:: Requirements ::
Which lines in the records below contain the word "chart"? Copy each of them.

:::

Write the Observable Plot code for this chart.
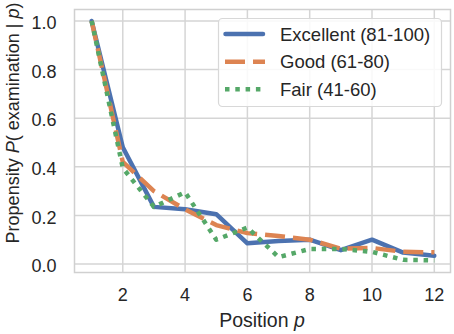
<!DOCTYPE html>
<html>
<head>
<meta charset="utf-8">
<script src="https://cdn.jsdelivr.net/npm/d3@7"></script>
<script src="https://cdn.jsdelivr.net/npm/@observablehq/plot@0.6"></script>
<style>
  html, body { margin: 0; padding: 0; background: white; }
  svg { display: block; }
</style>
</head>
<body>
<div id="chart"></div>
<script>
const positions = [1, 2, 3, 4, 5, 6, 7, 8, 9, 10, 11, 12];
const excellent = [1.0, 0.48, 0.235, 0.225, 0.205, 0.085, 0.095, 0.10, 0.057, 0.10, 0.047, 0.034];
const good      = [1.0, 0.42, 0.30, 0.225, 0.16, 0.127, 0.115, 0.10, 0.063, 0.066, 0.05, 0.048];
const fair      = [1.0, 0.395, 0.235, 0.295, 0.10, 0.15, 0.028, 0.062, 0.062, 0.05, 0.017, 0.015];
const seriesNames = ["Excellent (81-100)", "Good (61-80)", "Fair (41-60)"];
const seriesColors = ["#4c72b0", "#dd8452", "#55a868"];
const seriesDash = [null, "20,8", "4.5,5.8"];
const xTicks = [2, 4, 6, 8, 10, 12];
const yTicks = [0.0, 0.2, 0.4, 0.6, 0.8, 1.0];

const allSeries = [excellent, good, fair];
const rows = allSeries.map((vals, s) => positions.map((p, i) => ({p, v: vals[i], s: seriesNames[s]})));

const FONT = "'Liberation Sans', Arial, Helvetica, sans-serif";
const TXT = "#262626";

const lineMarks = rows.map((data, s) => Plot.line(data, {
  x: "p", y: "v",
  stroke: seriesColors[s],
  strokeWidth: 4.5,
  strokeLinecap: s === 0 ? "round" : "butt",
  strokeLinejoin: "round",
  strokeDasharray: seriesDash[s] || undefined
}));

const svg = Plot.plot({
  width: 454, height: 334,
  marginLeft: 74, marginRight: 4, marginTop: 9, marginBottom: 62,
  style: {fontFamily: FONT, fontSize: "18px", color: TXT, background: "white", overflow: "visible"},
  x: {domain: [0.45, 12.52]},
  y: {domain: [-0.035, 1.047]},
  marks: [
    Plot.gridX(xTicks, {stroke: "#d5d5d5", strokeOpacity: 1, strokeWidth: 1.5}),
    Plot.gridY(yTicks, {stroke: "#d5d5d5", strokeOpacity: 1, strokeWidth: 1.5}),
    Plot.frame({stroke: "#d0d0d0", strokeWidth: 1.5}),
    Plot.axisX(xTicks, {tickSize: 0, tickPadding: 16, label: null, fontSize: 18, fill: TXT}),
    Plot.axisY(yTicks, {tickSize: 0, tickPadding: 18, label: null, fontSize: 18, fill: TXT,
      tickFormat: d => d.toFixed(1), dy: 2.5}),
    ...lineMarks
  ]
});

const g = d3.select(svg);

// Axis labels
const xl = g.append("text")
  .attr("x", 262).attr("y", 327)
  .attr("text-anchor", "middle")
  .attr("font-family", FONT).attr("font-size", 19.5).attr("fill", TXT);
xl.append("tspan").text("Position ");
xl.append("tspan").attr("font-style", "italic").text("p");

const yl = g.append("text")
  .attr("transform", "translate(19,123) rotate(-90)")
  .attr("text-anchor", "middle")
  .attr("font-family", FONT).attr("font-size", 18).attr("fill", TXT);
yl.append("tspan").text("Propensity ");
yl.append("tspan").attr("font-style", "italic").text("P");
yl.append("tspan").text("( examination | ");
yl.append("tspan").attr("font-style", "italic").text("p");
yl.append("tspan").text(")");

// Legend
const lg = g.append("g").attr("text-anchor", "start");
lg.append("rect")
  .attr("x", 218.5).attr("y", 18.5).attr("width", 223).attr("height", 88)
  .attr("rx", 4).attr("fill", "white").attr("fill-opacity", 0.85)
  .attr("stroke", "#d8d8d8").attr("stroke-width", 1.2);
const rowY = [34, 61.7, 89.2];
seriesNames.forEach((name, s) => {
  const ln = lg.append("line")
    .attr("x1", s === 0 ? 225.5 : 225).attr("x2", s === 0 ? 263 : 265)
    .attr("y1", rowY[s]).attr("y2", rowY[s])
    .attr("stroke", seriesColors[s]).attr("stroke-width", 4.5)
    .attr("stroke-linecap", s === 0 ? "round" : "butt");
  if (seriesDash[s]) ln.attr("stroke-dasharray", seriesDash[s]);
  lg.append("text")
    .attr("x", 280).attr("y", rowY[s] + 6.7)
    .attr("text-anchor", "start")
    .attr("font-family", FONT).attr("font-size", 18.5).attr("fill", TXT)
    .text(name);
});

document.getElementById("chart").appendChild(svg);
</script>
</body>
</html>
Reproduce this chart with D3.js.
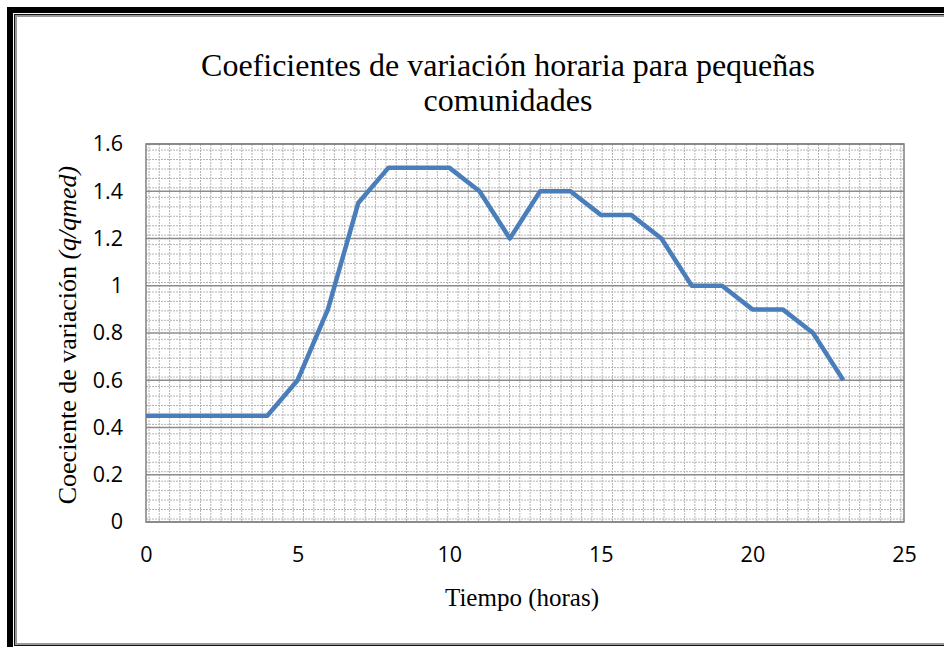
<!DOCTYPE html>
<html><head><meta charset="utf-8">
<script src="https://cdn.jsdelivr.net/npm/d3@7"></script>
<style>html,body{margin:0;padding:0;background:#fff;}svg{display:block;}</style>
</head><body>
<svg id="c" width="944" height="647"></svg>
<script>
const hours = [0,1,2,3,4,5,6,7,8,9,10,11,12,13,14,15,16,17,18,19,20,21,22,23];
const coef  = [0.45,0.45,0.45,0.45,0.45,0.6,0.9,1.35,1.5,1.5,1.5,1.4,1.2,1.4,1.4,1.3,1.3,1.2,1.0,1.0,0.9,0.9,0.8,0.6];
const xTicks = [0,5,10,15,20,25];
const yTicks = [0,0.2,0.4,0.6,0.8,1,1.2,1.4,1.6];
const titleLines = ["Coeficientes de variación horaria para pequeñas","comunidades"];

const svg = d3.select("#c");
// frame
svg.append("rect").attr("x",10).attr("y",10).attr("width",960).attr("height",643)
  .attr("fill","none").attr("stroke","#000").attr("stroke-width",6);
svg.append("rect").attr("x",14.5).attr("y",14.5).attr("width",950).attr("height",631)
  .attr("fill","none").attr("stroke","#111").attr("stroke-width",1);
svg.append("rect").attr("x",16).attr("y",16).attr("width",947).attr("height",628)
  .attr("fill","none").attr("stroke","#9a9a9a").attr("stroke-width",2);

const L=146, T=144, R=904, B=522;
const x = d3.scaleLinear().domain([0,25]).range([L,R]);
const y = d3.scaleLinear().domain([0,1.6]).range([B,T]);

const g = svg.append("g");
// minor dotted grid (pattern-like)
const vStep = 10.3, hStep = 9.46;
d3.range(L+3, R, vStep).forEach(px=>{
  g.append("line").attr("x1",px).attr("x2",px).attr("y1",T).attr("y2",B)
   .attr("stroke","#b4b4b4").attr("stroke-width",1).attr("stroke-dasharray","2,1");
});
d3.range(B-3, T, -hStep).forEach(py=>{
  g.append("line").attr("x1",L).attr("x2",R).attr("y1",py).attr("y2",py)
   .attr("stroke","#b4b4b4").attr("stroke-width",1).attr("stroke-dasharray","2,1");
});
// major horizontal gridlines
g.selectAll(".maj").data(yTicks).enter().append("line")
  .attr("x1",L).attr("x2",R).attr("y1",d=>y(d)).attr("y2",d=>y(d))
  .attr("stroke","#8c8c8c").attr("stroke-width",1.5);
// plot border
g.append("rect").attr("x",L).attr("y",T).attr("width",R-L).attr("height",B-T)
  .attr("fill","none").attr("stroke","#808080").attr("stroke-width",1.5);

// axes labels via d3 axes
const yAxis = d3.axisLeft(y).tickValues(yTicks).tickSize(0).tickPadding(23)
  .tickFormat(d=>d3.format("")(+d.toFixed(1)));
const ya = svg.append("g").attr("transform",`translate(${L},0)`).call(yAxis);
ya.select(".domain").remove();
ya.selectAll("text").attr("font-family","'Open Sans', sans-serif").attr("font-size",21.5).attr("fill","#000");

const xAxis = d3.axisBottom(x).tickValues(xTicks).tickSize(0).tickPadding(25);
const xa = svg.append("g").attr("transform",`translate(0,${B})`).call(xAxis);
xa.select(".domain").remove();
xa.selectAll("text").attr("font-family","'Open Sans', sans-serif").attr("font-size",21.5).attr("fill","#000");

// line
const line = d3.line().x((d,i)=>x(hours[i])).y(d=>y(d));
svg.append("path").datum(coef).attr("d",line).attr("fill","none")
  .attr("stroke","#4a7ebb").attr("stroke-width",4.5).attr("stroke-linejoin","round");

// title
const tt = svg.append("text").attr("text-anchor","middle")
  .attr("font-family","'Liberation Serif', 'Times New Roman', serif").attr("font-size",32).attr("fill","#000");
titleLines.forEach((t,i)=>tt.append("tspan").attr("x",508).attr("y",76+i*35).text(t));

// x label
svg.append("text").attr("x",522).attr("y",606).attr("text-anchor","middle")
  .attr("font-family","'Liberation Serif', 'Times New Roman', serif").attr("font-size",25).text("Tiempo (horas)");
// y label
const yl = svg.append("text").attr("transform","translate(76,335) rotate(-90)").attr("text-anchor","middle")
  .attr("font-family","'Liberation Serif', 'Times New Roman', serif").attr("font-size",26);
yl.append("tspan").text("Coeciente de variación ");
yl.append("tspan").attr("font-style","italic").text("(q/qmed)");
</script>
</body></html>
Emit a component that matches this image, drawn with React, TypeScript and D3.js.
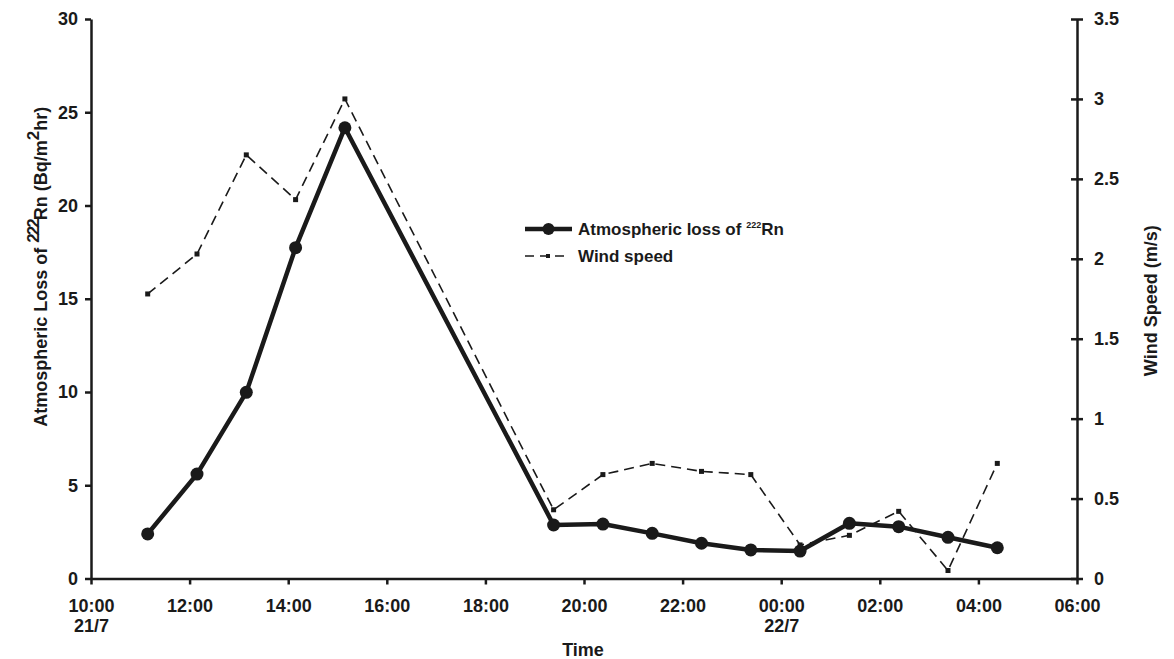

:::

:: Problem solution ::
Write the Observable Plot code for this chart.
<div id="chart"></div>
document.getElementById("chart").appendChild(svg);
Reproduce this chart with D3.js.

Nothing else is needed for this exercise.